Most antenna impedances are relative okey, but have also seen some real bad examples.

 

[FvM]

When designing a transmitter with a connector for an external antenna, you'll assume 50 ohm impedance. Full stop.

 

[ctzof]

Actually I'll design a pi network structure (only pads) and then I found an application note from johansontechnology that explains quite well how to make this calibration you can find it here
https://www.johansontechnology.com/...nting-and-tuning-techniques.html#.U5G_1ShqPj5

Any way thank you all again our conversation was really helpful and I learn a lot from it.

 

[mtwieg]

In theory you can perform any narrowband impedance transformation with a two-component matching circuit like L6+C165 in your original schematic (though depending on the antenna impedance they may not end up being an inductor and capacitor as drawn). The problem is that the match might demand odd component values. So adding a third component for a tee or pi network adds some additional flexibility. Again, you already have the makings of a tee network in your schematic. But for the external antenna, you shouldn't need any matching network, just a 50ohm microstrip, assuming the antenna port wants to see 50 ohms.

 

[ctzof]

In theory you can perform any narrowband impedance transformation with a two-component matching circuit like L6+C165 in your original schematic (though depending on the antenna impedance they may not end up being an inductor and capacitor as drawn). The problem is that the match might demand odd component values. So adding a third component for a tee or pi network adds some additional flexibility. Again, you already have the makings of a tee network in your schematic. But for the external antenna, you shouldn't need any matching network, just a 50ohm microstrip, assuming the antenna port wants to see 50 ohms.

Ok but at least want this C157 capacitor as an ESD protection so I suppose this going to affect the final impedance so I need to have some additional components to retune the antenna

 

[ctzof]

Some provide S11 parameters. Especially for monopoles are these parameters only correct for the by provider given size of ground-plane. At 2.4 GHz, is it common with other types of antennas which visually looks like monopoles (one black plastic pin with a RP SMA in bottom) but are internally designed like end-feed dipoles or as collinear elements. These are usually less depending on ground-plane for its impedance.
It is however relative common that these antennas are mass-produced by a mechanical producer which can mold plastic pins but have no clue how impedance is measured. They do then in data-sheet state that antenna impedance is 50 Ohm and black. Probably equal truth as that your transmitter have 50 Ohm impedance .
Most antenna impedances are relative okey, but have also seen some real bad examples.

I need also this ESD protection capacitor C157 because the board is going to be tested with some input voltages for ESD compliance. Probably is going to affect matching network performance right. Is a good idea to put it there? Is there another way to achieve ESD protection?

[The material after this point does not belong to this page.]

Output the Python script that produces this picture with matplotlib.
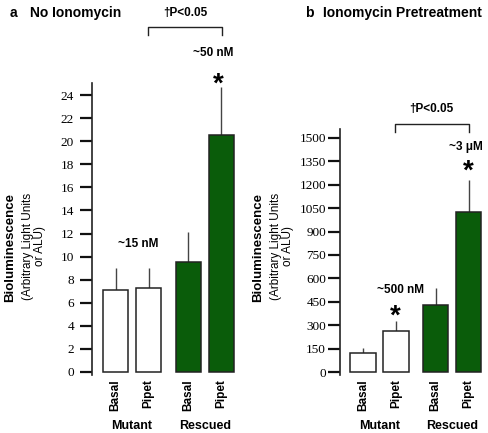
import matplotlib
matplotlib.use("Agg")
import matplotlib.pyplot as plt
from matplotlib.transforms import blended_transform_factory

# ---------------- data ----------------
bar_labels = ["Basal", "Pipet", "Basal", "Pipet"]
group_labels = ["Mutant", "Rescued"]
positions = [0, 1, 2.2, 3.2]
bar_colors = ["white", "white", "#0a5c0a", "#0a5c0a"]

a_values = [7.1, 7.3, 9.5, 20.5]
a_errors = [1.9, 1.7, 2.6, 4.2]
a_ticks = list(range(0, 25, 2))

b_values = [122, 262, 430, 1025]
b_errors = [32, 68, 110, 205]
b_ticks = list(range(0, 1501, 150))

W, H = 488, 433
fig = plt.figure(figsize=(W / 100, H / 100), dpi=100)

sans = "Liberation Sans"
serif = "Liberation Serif"


def make_panel(rect, values, errors, ticks, ylim, xlim, pad):
    ax = fig.add_axes(rect)
    ax.bar(positions, values, width=0.76, color=bar_colors,
           edgecolor="#222222", linewidth=1.1, zorder=2)
    tops = [v + e for v, e in zip(values, errors)]
    ax.vlines(positions, values, tops, color="#444444", linewidth=1.0, zorder=1)
    ax.set_ylim(*ylim)
    ax.set_xlim(*xlim)
    for s in ["top", "right", "bottom"]:
        ax.spines[s].set_visible(False)
    ax.spines["left"].set_linewidth(1.2)
    ax.spines["left"].set_color("#222222")
    ax.set_yticks(ticks)
    ax.set_yticklabels([str(t) for t in ticks], fontfamily=serif, fontsize=9.5)
    ax.tick_params(axis="y", direction="out", length=9, width=1.6,
                   color="#111111", pad=pad)
    ax.set_xticks(positions)
    ax.set_xticklabels(bar_labels, rotation=90, fontfamily=sans,
                       fontweight="bold", fontsize=8.5, va="top")
    ax.tick_params(axis="x", length=0, pad=3)
    ax.set_facecolor("none")
    # group labels
    tr = blended_transform_factory(ax.transData, fig.transFigure)
    ax.text((positions[0] + positions[1]) / 2, 1 - 426 / H, group_labels[0],
            transform=tr, ha="center", va="center",
            fontfamily=sans, fontweight="bold", fontsize=9)
    ax.text((positions[2] + positions[3]) / 2, 1 - 426 / H, group_labels[1],
            transform=tr, ha="center", va="center",
            fontfamily=sans, fontweight="bold", fontsize=9)
    return ax


def bracket(ax, x0, x1, ybot, ytop, label, ylab):
    ax.plot([x0, x0, x1, x1], [ybot, ytop, ytop, ybot], color="#222222",
            linewidth=1.0, clip_on=False)
    ax.text((x0 + x1) / 2, ylab, label, ha="center", va="center",
            fontfamily=sans, fontweight="bold", fontsize=8.5, clip_on=False)


def star(ax, x, y):
    ax.text(x, y, "*", ha="center", va="center", fontfamily=sans,
            fontweight="bold", fontsize=20, clip_on=False)


def note(ax, x, y, s):
    ax.text(x, y, s, ha="center", va="center", fontfamily=sans,
            fontweight="bold", fontsize=8.5, clip_on=False)


# panel a
axA = make_panel([92 / W, 1 - 375 / H, 148 / W, (375 - 83) / H],
                 a_values, a_errors, a_ticks, (-0.26, 25.04), (-0.712, 3.77), 4)
note(axA, 0.68, 11.1, "~15 nM")
note(axA, 2.97, 27.6, "~50 nM")
star(axA, 3.1, 24.9)
bracket(axA, 0.98, 3.23, 29.2, 29.9, "\u2020P<0.05", 31.1)

# panel b
axB = make_panel([340 / W, 1 - 375 / H, 148 / W, (375 - 129) / H],
                 b_values, b_errors, b_ticks, (-19, 1557), (-0.697, 3.788), 1)
note(axB, 1.15, 525, "~500 nM")
star(axB, 0.98, 355)
note(axB, 3.12, 1442, "~3 \u03bcM")
star(axB, 3.18, 1285)
bracket(axB, 0.97, 3.2, 1538, 1590, "\u2020P<0.05", 1686)

# titles
fig.text(10 / W, 1 - 13 / H, "a", fontfamily=sans, fontweight="bold",
         fontsize=10, va="center", ha="left")
fig.text(30 / W, 1 - 13 / H, "No Ionomycin", fontfamily=sans, fontweight="bold",
         fontsize=10, va="center", ha="left")
fig.text(305 / W, 1 - 13 / H, "b", fontfamily=sans, fontweight="bold",
         fontsize=10, va="center", ha="left")
fig.text(323 / W, 1 - 13 / H, "Ionomycin Pretreatment", fontfamily=sans,
         fontweight="bold", fontsize=10, va="center", ha="left")

# y labels
for x0 in (10, 258):
    fig.text(x0 / W, 1 - 248 / H, "Bioluminescence", rotation=90,
             fontfamily=sans, fontweight="bold", fontsize=9.5,
             ha="center", va="center")
    fig.text((x0 + 24) / W, 1 - 246 / H, "(Arbitrary Light Units\nor ALU)",
             rotation=90, fontfamily=sans, fontsize=8.5, ha="center",
             va="center", multialignment="center", linespacing=1.0)

fig.savefig("out.png", dpi=100)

And finally can this capacitor be integrated to the existing matching network?

 

[mtwieg]

I don't see C157 on any of your schematics.

You can get some protection by making your network a with a highpass frequency response, but your components should be rated for the voltages that will occur from the ESD event. Probably not going to happen if they are little 0402 packages.

 

[FvM]

I don't see C157 on any of your schematics.

Don't expect a capacitor symbol...

 

[ctzof]

Its not exactly a capacitor is an ESD protection component with name C157. Is in the first post at the output of external antenna. The thing is that all the connectors of the board have to be tested for ESD that's why I want to put this component while at the same time want to keep the antenna matched. Is there a way for this.